Australia stephen.wan@csiro.au

2015

1263 14 15

The CLAS 2015 system treats the C@merata task as a Q&A problem specified with a controlled language. In this year's system, we added a context-free grammar for the music controlled language using the Natural Language ToolKit. Crucially this provides an in-built feature unification mechanism allowing us to replace the ad-hoc unification component in the 2014 system. The CLAS 2015 system with this modification finished first in the C@merata shared task. In this paper, we describe the approach behind our participation in the shared task and discuss arguments for and against using a feature-based context-free grammar to parse queries.

1. INTRODUCTION

The C@merata task [ 1 ] provides an opportunity to investigate natural language queries to structured data, in this case, music data. This data, which is akin to time-series data, is composed of sequenced events, each with associated metadata.

In contrast to the 2014 task [ 2 ], this year’s shared task included complex queries with constraints to restrict candidate answers. For example, the query “ten staccato quarter notes in the Violoncello in measures 1-60 followed by two staccato quarter notes in the Violin 1” requires finding two answer sequences that are juxtaposed together. Furthermore, the answer sequences occur in different musical parts played by the violoncello and the first violin.

The CLAS 2015 system, like its 2014 predecessor [ 3 ], is based on the general notion of unification between the lexicosemantic features of the query and the metadata for each musical event. In brief, the system interprets a natural language query, converting the query to a conceptual representation. This is in turn processed to form a query representation, defining the type of answer required. Feature unification is generally used to find a subset of the data that serves as a candidate answer.

In the CLAS 2014 system, the components to detect linguistic features and unify these with metadata was purposebuilt for the C@merata 2014 task. In particular, our system did not heavily rely on phrase structure in the query when extracting linguistic features to match against --- aside from specific nouns indicating the beginning of a new noun phrases subsequence, no other phrase structure was inferred.

However, the inclusion of more complex queries provided some cases where a more complex syntactic phrase structure is required to adequately represent the meaning of the query. For example, numbers can be used to refer to a specific bar (for example, “a note in bar 4”), to specify a range of bar indices (for example, “a note in bars 1 to 4”) or to indicate cardinality (for example, “4 crotchets”). Syntactic structure can help in these cases to interpret the query correctly.

Consequently, this year, the CLAS system uses the natural language feature-based parsing facilities in the Python modules distributed as part of the Natural Language ToolKit (NLTK) [ 4 ] and a Context-Free Grammar (CFG) defined by the author.

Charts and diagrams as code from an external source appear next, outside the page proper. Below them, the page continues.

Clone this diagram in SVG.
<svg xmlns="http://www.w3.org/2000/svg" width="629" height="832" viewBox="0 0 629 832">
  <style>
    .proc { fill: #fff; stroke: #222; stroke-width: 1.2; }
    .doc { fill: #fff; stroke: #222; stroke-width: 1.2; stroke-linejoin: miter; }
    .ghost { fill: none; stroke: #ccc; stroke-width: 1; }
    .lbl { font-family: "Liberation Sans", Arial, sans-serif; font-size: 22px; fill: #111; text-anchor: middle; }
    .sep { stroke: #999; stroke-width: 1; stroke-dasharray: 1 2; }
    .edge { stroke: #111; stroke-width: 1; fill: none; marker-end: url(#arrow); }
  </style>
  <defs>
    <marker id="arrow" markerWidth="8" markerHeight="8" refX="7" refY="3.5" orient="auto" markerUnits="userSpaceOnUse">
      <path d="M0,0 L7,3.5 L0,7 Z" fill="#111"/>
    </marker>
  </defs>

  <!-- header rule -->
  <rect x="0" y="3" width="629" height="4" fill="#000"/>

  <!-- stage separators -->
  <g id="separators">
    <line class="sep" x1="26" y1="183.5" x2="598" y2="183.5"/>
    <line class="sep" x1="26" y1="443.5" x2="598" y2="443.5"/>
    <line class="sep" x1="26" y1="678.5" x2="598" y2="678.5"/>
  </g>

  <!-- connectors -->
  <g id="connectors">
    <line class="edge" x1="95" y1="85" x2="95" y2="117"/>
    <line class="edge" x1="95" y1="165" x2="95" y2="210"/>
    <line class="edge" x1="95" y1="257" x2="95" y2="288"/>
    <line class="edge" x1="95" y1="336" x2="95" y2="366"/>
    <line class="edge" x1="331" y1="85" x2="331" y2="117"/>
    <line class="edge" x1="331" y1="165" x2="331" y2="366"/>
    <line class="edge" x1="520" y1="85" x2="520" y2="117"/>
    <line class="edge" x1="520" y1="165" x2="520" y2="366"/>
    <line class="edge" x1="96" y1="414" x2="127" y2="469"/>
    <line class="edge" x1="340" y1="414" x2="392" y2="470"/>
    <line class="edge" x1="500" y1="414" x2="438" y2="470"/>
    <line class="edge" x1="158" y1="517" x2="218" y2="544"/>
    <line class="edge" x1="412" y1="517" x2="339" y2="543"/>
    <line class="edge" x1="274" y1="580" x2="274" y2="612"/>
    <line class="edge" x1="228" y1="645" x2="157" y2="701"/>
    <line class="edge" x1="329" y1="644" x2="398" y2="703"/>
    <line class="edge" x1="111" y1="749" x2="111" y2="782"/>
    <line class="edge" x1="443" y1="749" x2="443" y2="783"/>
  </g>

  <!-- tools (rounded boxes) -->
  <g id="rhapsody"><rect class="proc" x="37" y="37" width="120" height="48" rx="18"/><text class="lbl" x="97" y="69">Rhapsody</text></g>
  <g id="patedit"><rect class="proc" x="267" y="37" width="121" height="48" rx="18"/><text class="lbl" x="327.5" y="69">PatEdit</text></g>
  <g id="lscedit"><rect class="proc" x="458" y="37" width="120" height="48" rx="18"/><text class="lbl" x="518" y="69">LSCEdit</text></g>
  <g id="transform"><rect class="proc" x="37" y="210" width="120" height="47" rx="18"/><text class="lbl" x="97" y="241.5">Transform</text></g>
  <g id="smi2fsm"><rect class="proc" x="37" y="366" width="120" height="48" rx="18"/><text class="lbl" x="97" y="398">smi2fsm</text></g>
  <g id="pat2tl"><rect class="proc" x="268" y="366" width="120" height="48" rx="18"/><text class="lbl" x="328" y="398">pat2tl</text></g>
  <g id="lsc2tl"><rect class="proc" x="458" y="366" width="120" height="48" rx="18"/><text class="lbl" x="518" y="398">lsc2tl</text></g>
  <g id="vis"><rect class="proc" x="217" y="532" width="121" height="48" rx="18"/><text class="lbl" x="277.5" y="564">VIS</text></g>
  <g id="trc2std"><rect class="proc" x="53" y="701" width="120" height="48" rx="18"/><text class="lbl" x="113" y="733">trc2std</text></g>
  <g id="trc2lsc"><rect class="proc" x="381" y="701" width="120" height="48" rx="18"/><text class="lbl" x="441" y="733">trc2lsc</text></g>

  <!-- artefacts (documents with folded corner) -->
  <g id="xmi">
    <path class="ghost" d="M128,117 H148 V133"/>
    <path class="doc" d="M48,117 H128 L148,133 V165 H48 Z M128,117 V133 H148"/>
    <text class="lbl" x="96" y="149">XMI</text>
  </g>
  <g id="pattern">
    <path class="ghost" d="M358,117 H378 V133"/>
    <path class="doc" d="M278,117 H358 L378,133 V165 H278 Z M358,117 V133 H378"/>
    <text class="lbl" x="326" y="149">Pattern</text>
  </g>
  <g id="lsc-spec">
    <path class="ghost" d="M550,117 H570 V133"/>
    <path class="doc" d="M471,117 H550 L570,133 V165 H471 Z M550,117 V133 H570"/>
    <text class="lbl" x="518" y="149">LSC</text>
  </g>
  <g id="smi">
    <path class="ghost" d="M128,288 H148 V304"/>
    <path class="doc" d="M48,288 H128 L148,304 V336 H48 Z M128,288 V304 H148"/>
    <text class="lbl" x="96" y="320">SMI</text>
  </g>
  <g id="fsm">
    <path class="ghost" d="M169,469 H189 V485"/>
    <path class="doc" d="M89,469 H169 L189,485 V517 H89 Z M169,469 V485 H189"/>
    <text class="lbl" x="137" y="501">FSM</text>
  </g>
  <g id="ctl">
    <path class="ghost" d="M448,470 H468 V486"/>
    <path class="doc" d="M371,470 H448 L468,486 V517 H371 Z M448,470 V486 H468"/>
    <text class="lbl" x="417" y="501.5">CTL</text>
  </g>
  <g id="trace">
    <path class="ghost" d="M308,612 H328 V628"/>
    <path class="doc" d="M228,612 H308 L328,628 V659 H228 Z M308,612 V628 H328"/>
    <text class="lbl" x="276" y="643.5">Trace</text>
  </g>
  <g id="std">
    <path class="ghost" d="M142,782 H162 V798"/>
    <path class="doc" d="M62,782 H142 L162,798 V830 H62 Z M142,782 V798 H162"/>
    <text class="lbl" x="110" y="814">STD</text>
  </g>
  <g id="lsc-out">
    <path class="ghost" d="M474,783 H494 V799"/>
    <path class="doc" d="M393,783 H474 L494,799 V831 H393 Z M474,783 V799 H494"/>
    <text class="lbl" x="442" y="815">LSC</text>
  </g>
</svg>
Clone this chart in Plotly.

One side-effect of this approach is that the feature unification facility of the parser can be used to match against feature structures based on the music events.

The CLAS 2015 system achieved 0.60 precision and 0.63 recall when specifying answers at the granularity of “beats” in a bar (more accurately, a subdivision of a beat, as specified by the question). When examining accuracy at the granularity of bars, our system achieved a 0.64 precision and 0.67 recall.

In the remainder of this paper, Section 2 describes the overall system with an emphasis on how we employ NLTK and how we designed the feature-based CFG. Section 3 presents an overview of the system’s performance in the C@merata 2015 tasks with a preliminary discussion of how our approach fared with different query types. We end with some final comments in Section 4.

2. APPROACH 2.1 Strategy for participation

Our general approach to participation for the 2015 entry was to port the domain-specific rules mapping from a query to a conceptual representation in the CLAS 2014 system to featurebased CFG for use with NLTK’s parsing tools. In the advent of an out-of-vocabulary error or an empty parse, the system reverted to the 2014 system.

This grammar was then extended to cover the complex queries of the 2015 shared task. We compiled a list of the new queries from the documentation of the shared task. Grammar development was done by checking to see that there was an intuitive parse and that this led to candidate answer. The correctness of the answer was vetted manually.

This year, we had the benefit of a training data set. We set up a simple evaluation framework to gauge if changes to the CFG corresponded to overall improvement. As we did not have the evaluation code to measure precision and recall (and we did not have sufficient time to implement our own), we used the diff tool (with the –w option to ignore whitespace) to compare between the 2014 gold standard and our system results. The number of different lines was used as a rough measure of performance: fewer lines was taken as a indicating a grammar with better coverage.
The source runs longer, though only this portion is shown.